Je garde une surprise lexicale pour la fin : dans Apoc 12, 17, l'original grec du mot descendance est sperma. Curieux d'affubler une femme d''un sperma. Cette curiosité on la trouve déjà, comme par hasard, dans Genèse 3, 15, texte auquel nous avons déjà fait référence, texte qui annonce la nouvelle Eve, ennemie personnelle du diable : Dieu dit au Serpent (qui est Satan) : "Je mettrai une inimitié entre toi et la femme, entre ton sperma de petits démons et son sperma, son germe rédempteur". Ces deux textes que l'on ne peut pas ne pas rapprocher l'un de l'autre (Gen. 3, 15 et Apoc 12, 17), nous montrent la fécondité de Marie dans son propos de virginité. Elle porte à tous les humains, qui constituent le reste de sa descendance, la semence recréatrice. Celle qui a conçu du Saint Esprit jouit d'une fécondité infinie, qui laisse comprendre et sa virginité dans l'enfantement du Messie et sa maternité sans limite, parce que c'est une maternité selon l'esprit, qui ne connaît pas les limites de la chair. Une maternité christique.

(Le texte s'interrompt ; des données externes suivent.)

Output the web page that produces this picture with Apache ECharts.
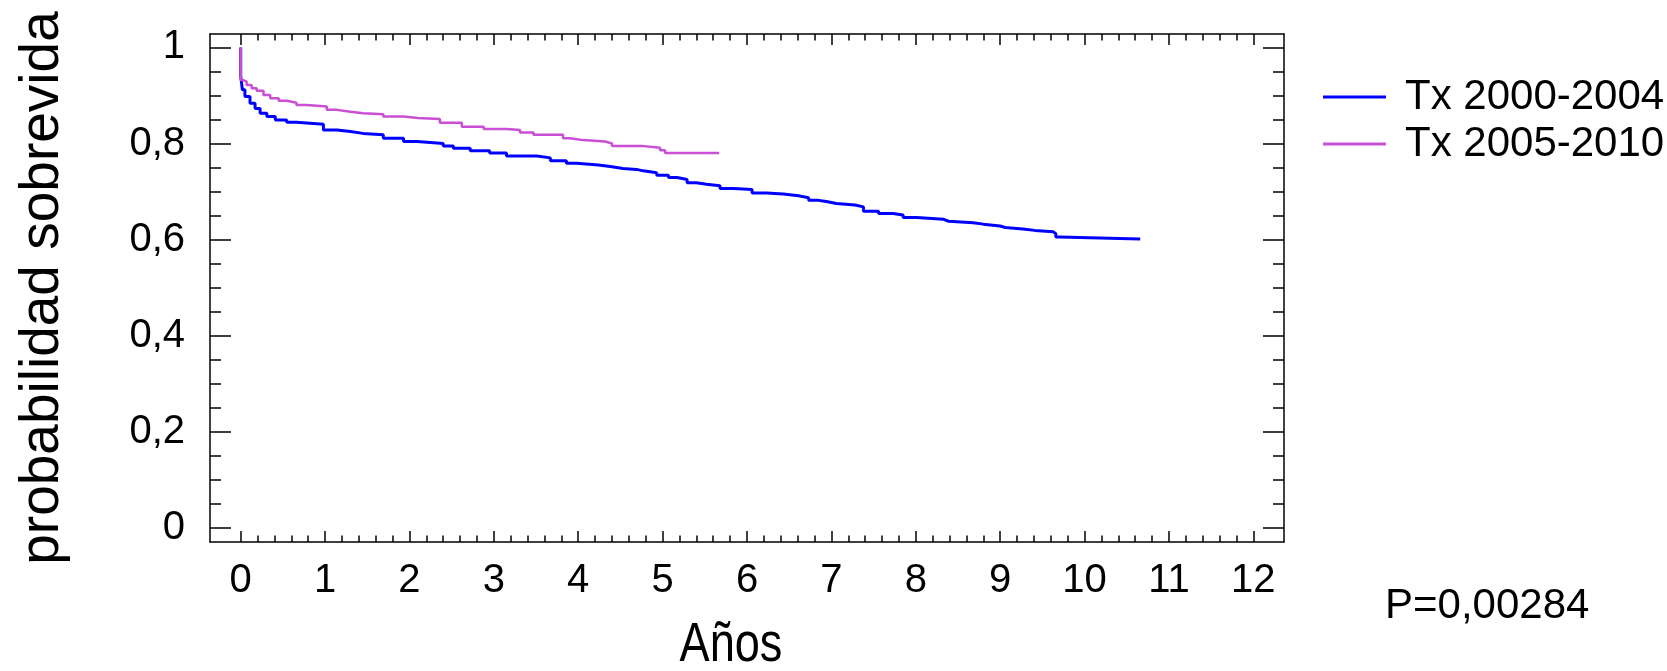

Je vous laisse méditer sur un rapprochement : Jeanne d'Arc a fait très tôt un voeu de virginité, à 13 ans dit-on. Parce qu'elle avait été fiancée à un jeune homme, elle a dû, toute jeune encore elle-même, soutenir un procès qui lui était fait de la part de ce jeune homme qui ne pouvait pas se résoudre à la perdre (on le comprend). En même temps son dévouement à la communauté des hommes était sans limite. Son coeur, à l'image de celui de Marie, n'avait pas de limite, elle l'a montré le jour de son brûlement. A son grand dam, l'Anglais qui était préposé à brûler totalement le corps de Jeanne ne put pas brûler son coeur. Il dut se contenter de le jeter dans la Seine. Que reste-t-il, jusqu'au bout de Jeanne la Pucelle, comme elle se nommait elle-même fièrement ? Son coeur que le feu dut laisser intact.